Deregulation fueled the massive growth of financial speculation and parasitism, alongside the dismantling of much of US industry. At the heart of this process was an ever-accelerating assault on the social position and living standards of the working class and a redistribution of wealth from the bottom to the top.

Government strike-breaking against airline workers was carried out by Democratic as well as Republican presidents—Bill Clinton against American Airlines pilots in 1997 and George Bush against Northwest mechanics in 2001. The airline unions abandoned the strike weapon in order to suppress workers’ resistance to one round of brutal concessions after another and integrate themselves more thoroughly with corporate management and the state. One notable exception was the strike by non-AFL-CIO mechanics at Northwest in 2007, which was smashed due to scabbing by the other unions at the carrier.

Following Tuesday’s announcement, the unions at American made haste to declare their readiness to offer more concessions in order to secure their institutional interests and membership dues flow within the bankruptcy process. Captain Dave Bates, president of the Allied Pilots Association, said he anticipated “significant changes” to the union’s contract. Laura Glading, president of the American Professional Flight Attendants union, said, “We absolutely want to be at the table and help steer the discussion… we’re going to be part of that path forward.”

Such is the outcome of the unions’ defense of capitalist private ownership of the airline industry and the financial system. There is one alternative for airline workers and the working class as a whole—one that can be fought for only through a break with the official unions and the building of new, genuinely democratic organs of struggle. That alternative is the fight for socialism—beginning with the nationalization of the major corporations and banks and their transformation into publicly owned utilities under the democratic control of the working class.

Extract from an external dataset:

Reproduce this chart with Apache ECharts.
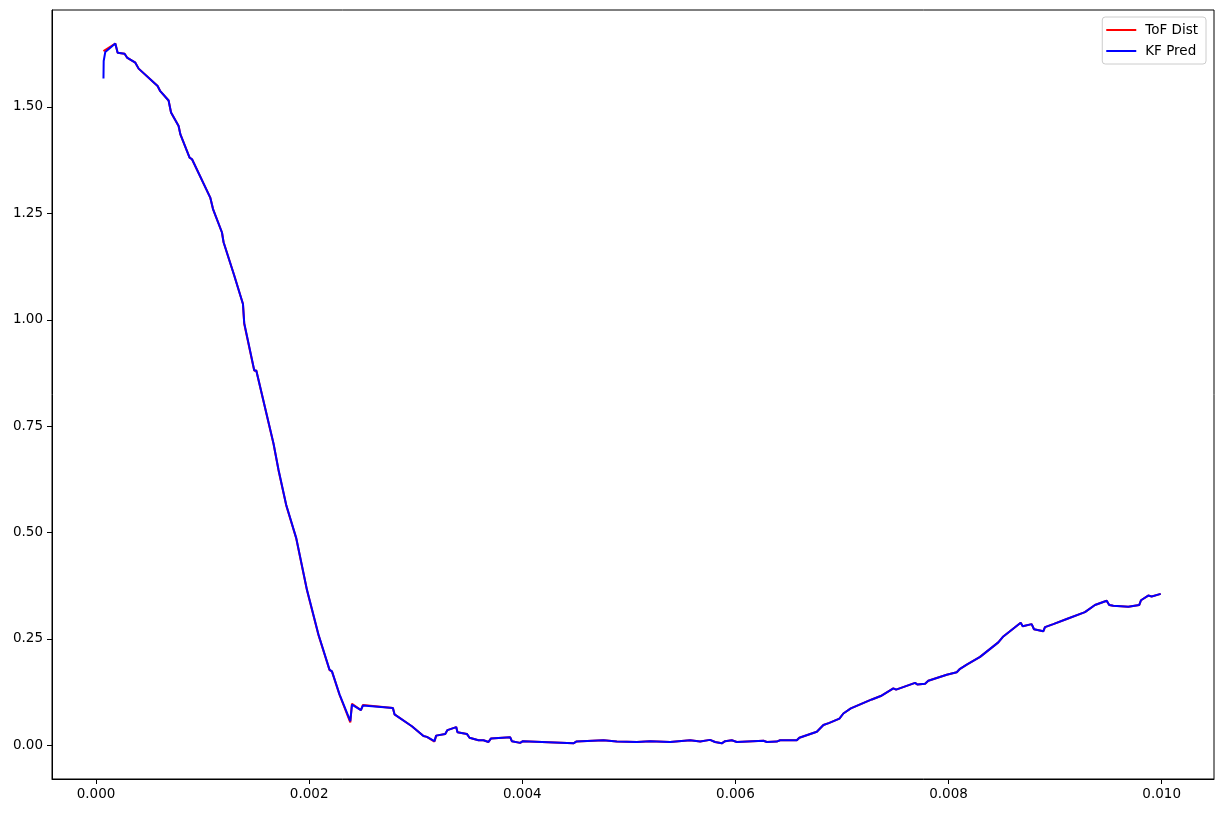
<!DOCTYPE html>
<html>
<head>
<meta charset="utf-8">
<script src="https://cdn.jsdelivr.net/npm/echarts@6/dist/echarts.min.js"></script>
<style>
  html, body { margin: 0; padding: 0; background: #fff; }
  #chart { width: 1223px; height: 813px; }
</style>
</head>
<body>
<div id="chart"></div>
<script>
// time stamps (s)
var time = [
  0.000070, 0.000072, 0.000087, 0.000181, 0.000203, 0.000268, 0.000291, 0.000369, 0.000400, 0.000578,
  0.000603, 0.000681, 0.000704, 0.000775, 0.000791, 0.000878, 0.000901, 0.001072, 0.001098, 0.001182,
  0.001197, 0.001297, 0.001379, 0.001391, 0.001485, 0.001504, 0.001666, 0.001713, 0.001785, 0.001879,
  0.001979, 0.002088, 0.002191, 0.002214, 0.002285, 0.002298, 0.002386, 0.002402, 0.002486, 0.002505,
  0.002786, 0.002801, 0.002964, 0.003073, 0.003105, 0.003176, 0.003192, 0.003277, 0.003298, 0.003380,
  0.003392, 0.003480, 0.003505, 0.003589, 0.003636, 0.003683, 0.003705, 0.003887, 0.003902, 0.003980,
  0.004006, 0.004480, 0.004506, 0.004762, 0.004887, 0.005075, 0.005200, 0.005387, 0.005575, 0.005669,
  0.005762, 0.005809, 0.005872, 0.005903, 0.005966, 0.006013, 0.006263, 0.006295, 0.006388, 0.006419,
  0.006576, 0.006600, 0.006764, 0.006826, 0.006882, 0.006976, 0.007013, 0.007083, 0.007101, 0.007280,
  0.007364, 0.007482, 0.007508, 0.007686, 0.007707, 0.007780, 0.007810, 0.007983, 0.008077, 0.008108,
  0.008171, 0.008296, 0.008467, 0.008514, 0.008677, 0.008696, 0.008780, 0.008802, 0.008889, 0.008905,
  0.008983, 0.009109, 0.009280, 0.009374, 0.009484, 0.009508, 0.009546, 0.009687, 0.009790, 0.009806,
  0.009874, 0.009906, 0.009991
];

// Kalman filter prediction
var kfPred = [
  1.567, 1.608, 1.629, 1.649, 1.627, 1.625, 1.616, 1.604, 1.590, 1.549,
  1.537, 1.515, 1.487, 1.455, 1.436, 1.381, 1.377, 1.287, 1.260, 1.205,
  1.182, 1.104, 1.037, 0.992, 0.881, 0.881, 0.709, 0.647, 0.565, 0.487,
  0.366, 0.260, 0.178, 0.174, 0.120, 0.117, 0.057, 0.096, 0.083, 0.094,
  0.088, 0.073, 0.045, 0.022, 0.020, 0.010, 0.023, 0.027, 0.036, 0.043,
  0.031, 0.027, 0.018, 0.012, 0.012, 0.008, 0.016, 0.019, 0.010, 0.006,
  0.010, 0.005, 0.009, 0.012, 0.009, 0.008, 0.010, 0.008, 0.012, 0.009,
  0.013, 0.008, 0.005, 0.010, 0.012, 0.008, 0.011, 0.008, 0.009, 0.012,
  0.012, 0.018, 0.032, 0.048, 0.053, 0.063, 0.075, 0.087, 0.086, 0.108,
  0.116, 0.134, 0.131, 0.147, 0.143, 0.145, 0.152, 0.166, 0.172, 0.180,
  0.190, 0.208, 0.242, 0.256, 0.288, 0.280, 0.285, 0.273, 0.268, 0.278,
  0.285, 0.297, 0.313, 0.330, 0.340, 0.330, 0.328, 0.326, 0.330, 0.341,
  0.352, 0.350, 0.356
];

// time-of-flight distance measurement
var tofDist = [
  1.631, 1.631, 1.632, 1.649, 1.627, 1.625, 1.616, 1.604, 1.590, 1.549,
  1.537, 1.515, 1.487, 1.455, 1.436, 1.381, 1.377, 1.287, 1.260, 1.205,
  1.182, 1.104, 1.037, 0.990, 0.880, 0.881, 0.708, 0.646, 0.564, 0.486,
  0.365, 0.259, 0.177, 0.174, 0.119, 0.117, 0.054, 0.098, 0.083, 0.095,
  0.088, 0.073, 0.045, 0.022, 0.020, 0.009, 0.023, 0.027, 0.036, 0.043,
  0.031, 0.027, 0.018, 0.012, 0.012, 0.008, 0.016, 0.019, 0.010, 0.006,
  0.010, 0.005, 0.009, 0.012, 0.009, 0.008, 0.010, 0.008, 0.012, 0.009,
  0.013, 0.008, 0.005, 0.010, 0.012, 0.008, 0.011, 0.008, 0.009, 0.012,
  0.012, 0.018, 0.032, 0.048, 0.053, 0.063, 0.075, 0.087, 0.086, 0.108,
  0.116, 0.134, 0.131, 0.147, 0.143, 0.145, 0.152, 0.166, 0.172, 0.180,
  0.190, 0.208, 0.242, 0.256, 0.288, 0.280, 0.285, 0.273, 0.268, 0.278,
  0.285, 0.297, 0.313, 0.330, 0.340, 0.330, 0.328, 0.326, 0.330, 0.341,
  0.352, 0.350, 0.356
];

var xTicks = [0, 0.002, 0.004, 0.006, 0.008, 0.010];
var yTicks = [0, 0.25, 0.5, 0.75, 1.0, 1.25, 1.5];

function pairs(xs, ys) {
  var out = [];
  for (var i = 0; i < xs.length; i++) out.push([xs[i], ys[i]]);
  return out;
}

var font = 'DejaVu Sans';
var chart = echarts.init(document.getElementById('chart'), null, { renderer: 'canvas' });

var option = {
  animation: false,
  backgroundColor: '#fff',
  grid: {
    left: 52, right: 9, top: 10, bottom: 34,
    show: true, borderColor: '#000', borderWidth: 1, backgroundColor: 'transparent'
  },
  legend: {
    orient: 'vertical',
    right: 17, top: 17,
    padding: [6, 8, 6, 4],
    itemGap: 7,
    itemWidth: 30, itemHeight: 2,
    icon: 'rect',
    borderColor: '#cccccc', borderWidth: 1, borderRadius: 3,
    backgroundColor: '#fff',
    textStyle: { fontFamily: font, fontSize: 13.5, color: '#000', padding: [0, 0, 0, 4] },
    data: ['ToF Dist', 'KF Pred']
  },
  xAxis: {
    type: 'value',
    min: -0.000413, max: 0.010491,
    axisLine: { show: true, onZero: false, lineStyle: { color: '#000', width: 1 } },
    axisTick: { show: true, inside: false, length: 5, lineStyle: { color: '#000' }, customValues: xTicks },
    axisLabel: {
      customValues: xTicks,
      margin: 8,
      fontFamily: font, fontSize: 13.5, color: '#000',
      formatter: function (v) { return v.toFixed(3); }
    },
    splitLine: { show: false }
  },
  yAxis: {
    type: 'value',
    min: -0.0789, max: 1.7277,
    axisLine: { show: true, onZero: false, lineStyle: { color: '#000', width: 1 } },
    axisTick: { show: true, inside: false, length: 5, lineStyle: { color: '#000' }, customValues: yTicks },
    axisLabel: {
      customValues: yTicks,
      margin: 9,
      fontFamily: font, fontSize: 13.5, color: '#000',
      formatter: function (v) { return v.toFixed(2); }
    },
    splitLine: { show: false }
  },
  series: [
    {
      name: 'ToF Dist',
      type: 'line',
      data: pairs(time, tofDist),
      showSymbol: false,
      color: '#ff0000',
      lineStyle: { color: '#ff0000', width: 2 },
      z: 2
    },
    {
      name: 'KF Pred',
      type: 'line',
      data: pairs(time, kfPred),
      showSymbol: false,
      color: '#0000ff',
      lineStyle: { color: '#0000ff', width: 2 },
      z: 3
    }
  ]
};

chart.setOption(option);
</script>
</body>
</html>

Experience has shown that private ownership is incompatible with the most basic interests of workers and the public as a whole. The fight for public ownership is a political fight against the corporate-financial oligarchy and both of its parties, as well as the courts and all of the official institutions of the capitalist class. It requires the mass, independent industrial and political mobilization of the working class in the fight for a workers’ government.